Likewise, for the next step in the pipeline
Notice here that for this step, Table3 is read-only and therefore we use Prod.Table3 and not Dev.Table-3. This is key in isolating these transformation steps so they can be unit tested.
By isolating the 2 steps this way, both can be developed and tested in parallel.
Integration Testing
Once the individual SQLs are unit-tested, it’s time to integrate them. Here, we connect them as follows
Notice again that this time, we are now using Dev.Table-3 as input to SQL-2. The final output of Dev.Table-6 should still be compared with the Prod version to make sure everything looks good.
At this point, if the new data exactly matches the Prod data, we are ready to replace Dev.* tables with Prod.* tables in the pipeline. The migration of this pipeline is complete.
Data Quality
To make sure we didn’t break anything in the migration process, thorough data testing was needed. We wrote a small tool in Python called wasserwaage
( German for a carpenter's spirit level) which was essentially a wrapper around Python's excellent datacompy
module. This tool helped us compare snapshots of data between Prod and Dev tables and printed even the smallest differences that it found between two datasets.

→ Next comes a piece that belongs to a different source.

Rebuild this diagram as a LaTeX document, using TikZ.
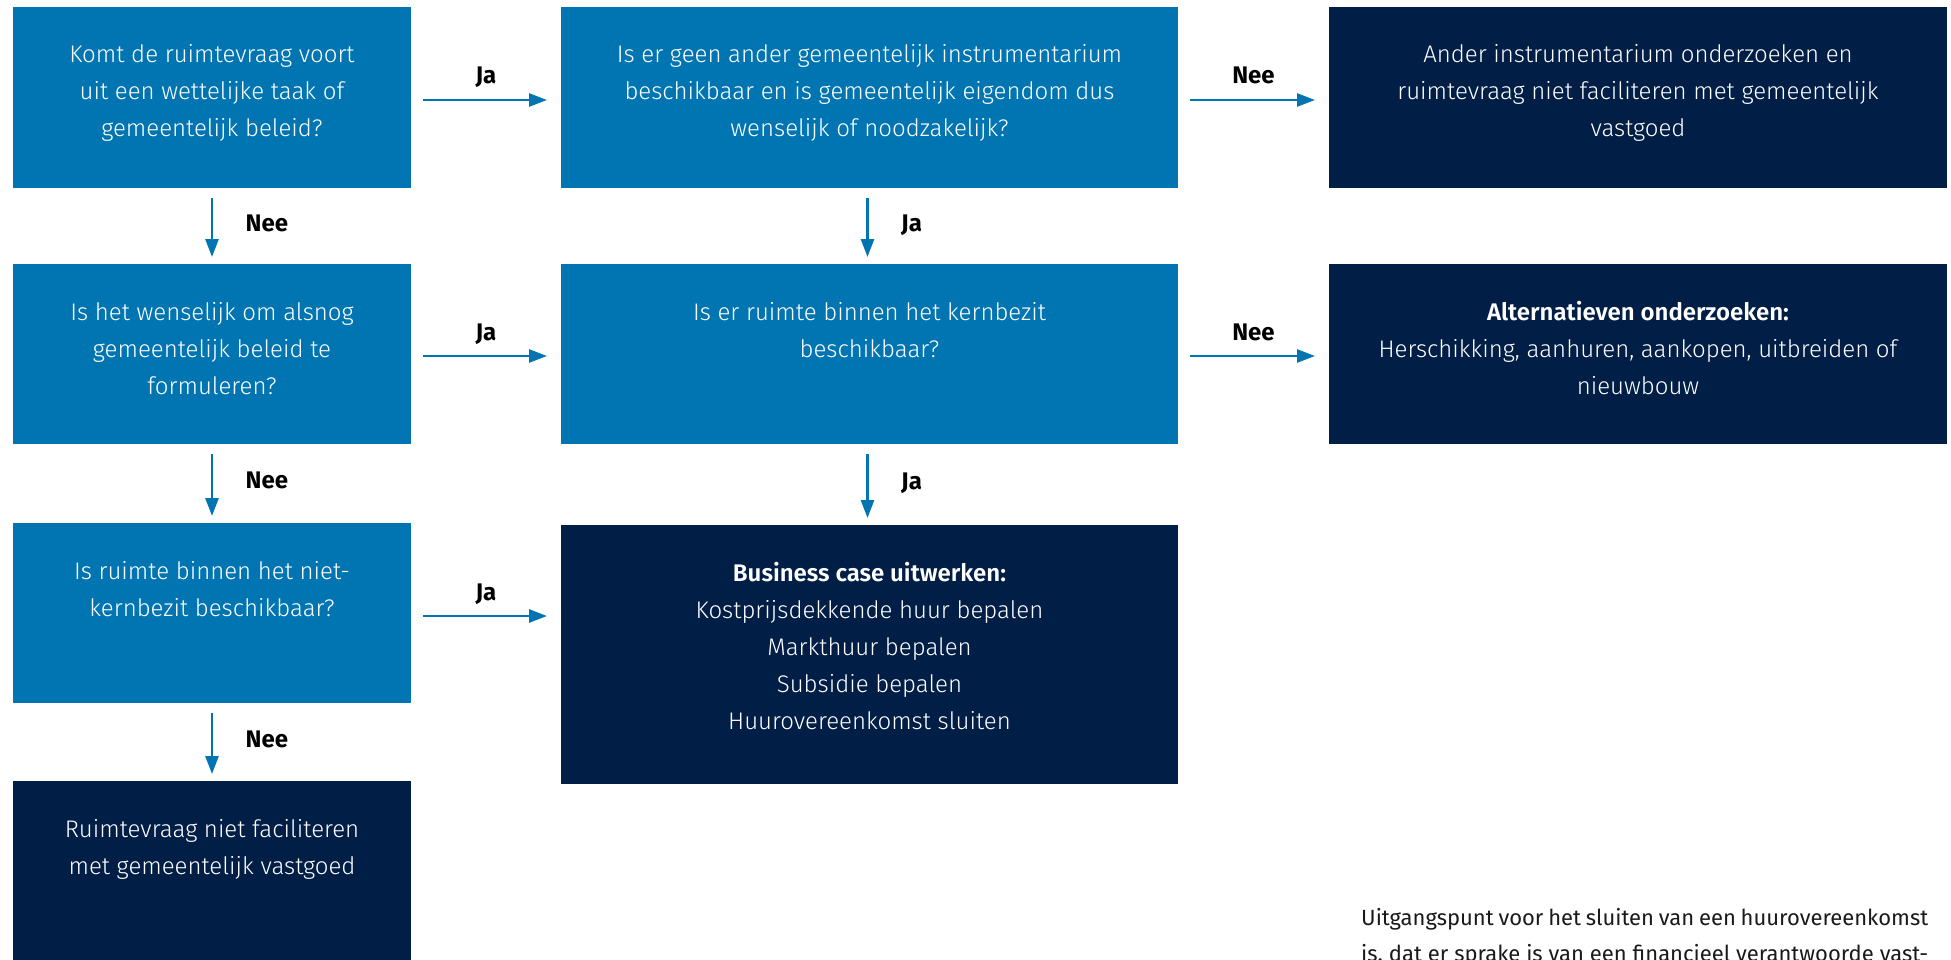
\documentclass[tikz,border=0pt]{standalone}
\usepackage{fontspec}
\setmainfont{Fira Sans}
\newfontfamily\boxfont{Fira Sans Light}[BoldFont=Fira Sans SemiBold]
\usetikzlibrary{arrows.meta}

\definecolor{qblue}{HTML}{0175B2}
\definecolor{navy}{HTML}{011E46}
\definecolor{ink}{HTML}{1A1A1A}

% box contents: fixed-size top-aligned block, first baseline 56pt below the top edge
\newcommand\boxtext[3]{\parbox[t][#1][t]{#2}{\centering\rule{0pt}{56pt}\ignorespaces#3}}

\tikzset{
  question/.style={fill=qblue, inner sep=0pt, outer sep=0pt, anchor=north west,
    text=white, font=\boxfont\fontsize{24}{37}\selectfont},
  outcome/.style={question, fill=navy},
  arr/.style={draw=qblue, line width=2.7pt, -{Triangle[length=18pt,width=13pt]}},
  hgap/.style={shorten <=12pt, shorten >=14pt},
  vgap/.style={shorten <=10pt, shorten >=7pt},
  hlbl/.style={anchor=base, yshift=16pt, text=black,
    font=\fontsize{24}{28}\selectfont\bfseries},
  vlbl/.style={anchor=base west, xshift=29pt, yshift=-5pt, text=black,
    font=\fontsize{24}{28}\selectfont\bfseries},
}

\begin{document}
\begin{tikzpicture}[x=1pt, y=-1pt]
  \useasboundingbox (0,0) rectangle (1951,960);
  \fill[white] (0,0) rectangle (1951,960);
  \clip (0,0) rectangle (1951,960);

  % left column
  \node[question] (a1) at (13,7) {\boxtext{181pt}{398pt}{Komt de ruimtevraag voort\\uit een wettelijke taak of\\gemeentelijk beleid?}};
  \node[question] (a2) at (13,264) {\boxtext{180pt}{398pt}{Is het wenselijk om alsnog\\gemeentelijk beleid te\\formuleren?}};
  \node[question] (a3) at (13,523) {\boxtext{180pt}{398pt}{Is ruimte binnen het niet-\\kernbezit beschikbaar?}};
  \node[outcome] (a4) at (13,781) {\boxtext{179pt}{398pt}{Ruimtevraag niet faciliteren\\met gemeentelijk vastgoed}};

  % middle column
  \node[question] (b1) at (561,7) {\boxtext{181pt}{617pt}{Is er geen ander gemeentelijk instrumentarium\\beschikbaar en is gemeentelijk eigendom dus\\wenselijk of noodzakelijk?}};
  \node[question] (b2) at (561,264) {\boxtext{180pt}{617pt}{Is er ruimte binnen het kernbezit\\beschikbaar?}};
  \node[outcome] (b3) at (561,525) {\boxtext{259pt}{617pt}{\textbf{Business case uitwerken:}\\Kostprijsdekkende huur bepalen\\Markthuur bepalen\\Subsidie bepalen\\Huurovereenkomst sluiten}};

  % right column
  \node[outcome] (c1) at (1329,7) {\boxtext{181pt}{618pt}{Ander instrumentarium onderzoeken en\\ruimtevraag niet faciliteren met gemeentelijk\\vastgoed}};
  \node[outcome] (c2) at (1329,264) {\boxtext{180pt}{618pt}{\textbf{Alternatieven onderzoeken:}\\Herschikking, aanhuren, aankopen, uitbreiden of\\nieuwbouw}};

  % horizontal connectors
  \draw[arr, hgap] ([yshift=-2.5pt]a1.east) -- ([yshift=-2.5pt]b1.west) node[hlbl, midway] (l1) {Ja};
  \draw[arr, hgap] ([yshift=-2.5pt]b1.east) -- ([yshift=-2.5pt]c1.west) node[hlbl, midway] (l2) {Nee};
  \draw[arr, hgap] ([yshift=-2pt]a2.east) -- ([yshift=-2pt]b2.west) node[hlbl, midway] (l3) {Ja};
  \draw[arr, hgap] ([yshift=-2pt]b2.east) -- ([yshift=-2pt]c2.west) node[hlbl, midway] (l4) {Nee};
  \coordinate (r3) at ([yshift=-3pt]a3.east);
  \draw[arr, hgap] (r3) -- (r3 -| b3.west) node[hlbl, midway] (l5) {Ja};

  % vertical connectors
  \draw[arr, vgap] (a1.south) -- (a2.north) node[vlbl, midway] (l6) {Nee};
  \draw[arr, vgap] (a2.south) -- (a3.north) node[vlbl, midway] (l7) {Nee};
  \draw[arr, vgap] (a3.south) -- (a4.north) node[vlbl, midway] (l8) {Nee};
  \draw[arr, vgap] ([xshift=-2pt]b1.south) -- ([xshift=-2pt]b2.north) node[vlbl, midway] (l9) {Ja};
  \draw[arr, vgap] ([xshift=-2pt]b2.south) -- ([xshift=-2pt]b3.north) node[vlbl, midway] (l10) {Ja};

  % running text
  \node[anchor=base west, inner sep=0pt, text=ink, font=\fontsize{22}{36}\selectfont] (note) at (1361,925)
    {\parbox[t]{567pt}{\makebox[567pt][s]{Uitgangspunt voor het sluiten van een huurovereenkomst}\\
     \makebox[567pt][s]{is, dat er sprake is van een financieel verantwoorde vast-}}};
\end{tikzpicture}
\end{document}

It was also important to test our migrated pipeline for a certain period of time and continuously compare the output with the baseline. We relied on Redash for this and built a set of dashboards to compare daily aggregated metrics from the new pipelines with the corresponding production values.
Rollout
Since we had already copied the tables (Step-1), we were able to simply replace these copies with the new versions in production without impacting downstream users³ as soon as an ETL was ready to be deployed. This allowed us to continuously rollout finished ETL jobs whenever they were ready.
Additional Notes
- We use Apache Airflow for our batch pipelines. We have an excellent CI/CD setup that allowed us to integrate and test the pipelines very fast.
- We decided to cut down on the process overheads and switched from Scrum to Kanban during the migration project. We normally follow a two week sprint but the nature of this project and the Kurzarbeit situation compelled us to adopt a less ceremonious process⁴.
- Our Apache Spark based pipelines (batch and streaming) were relatively easier to migrate although they had their own challenges (build-deploy-run feedback loop for Spark jobs is usually slower compared to SQL)
- We over-communicated on Slack to offset the limitations posed by remote working.
Key Takeaways
- In the first step, we moved our tables so end-users of data could immediately migrate. This helped us achieve very high productivity as teams could work in parallel.
- We decided to not change any table contracts so teams could migrate their queries and dashboards easily.
- We prioritized migrating the most complex pipelines first. This allowed us to learn early and gain confidence faster. The less complex pipelines felt like a breeze once the steepest mountains were climbed.
- We adopted a
Lift and Shift
approach to minimize the change vectors. This helped us remain focussed on the migration without getting distracted by irrelevant changes. - We isolated units of pipeline and tested them independently using characterization tests. This gave a massive boost to our productivity as we could work in parallel on different parts of the pipeline.
- We automated the boring steps to further speed up the process.
- We tailored our agile process to reduce process ceremonies.
Footnotes
- Snowplow, our main tracking system, only supported AWS when the core BI pipelines were created.
- This, of course, is a simplification and in reality, a typical data pipeline has several such steps with multiple complex joins and transformations.
- That’s why it was important to not change the contracts (i.e. DDL) of the migrated tables.
- Once the scope was defined, we created a list of jobs to be migrated and assigned them to the team. We felt that a simple Kanban board was a more efficient way to track the project and some of the usual sprint ceremonies (sprint planning, review etc.) could be cut down.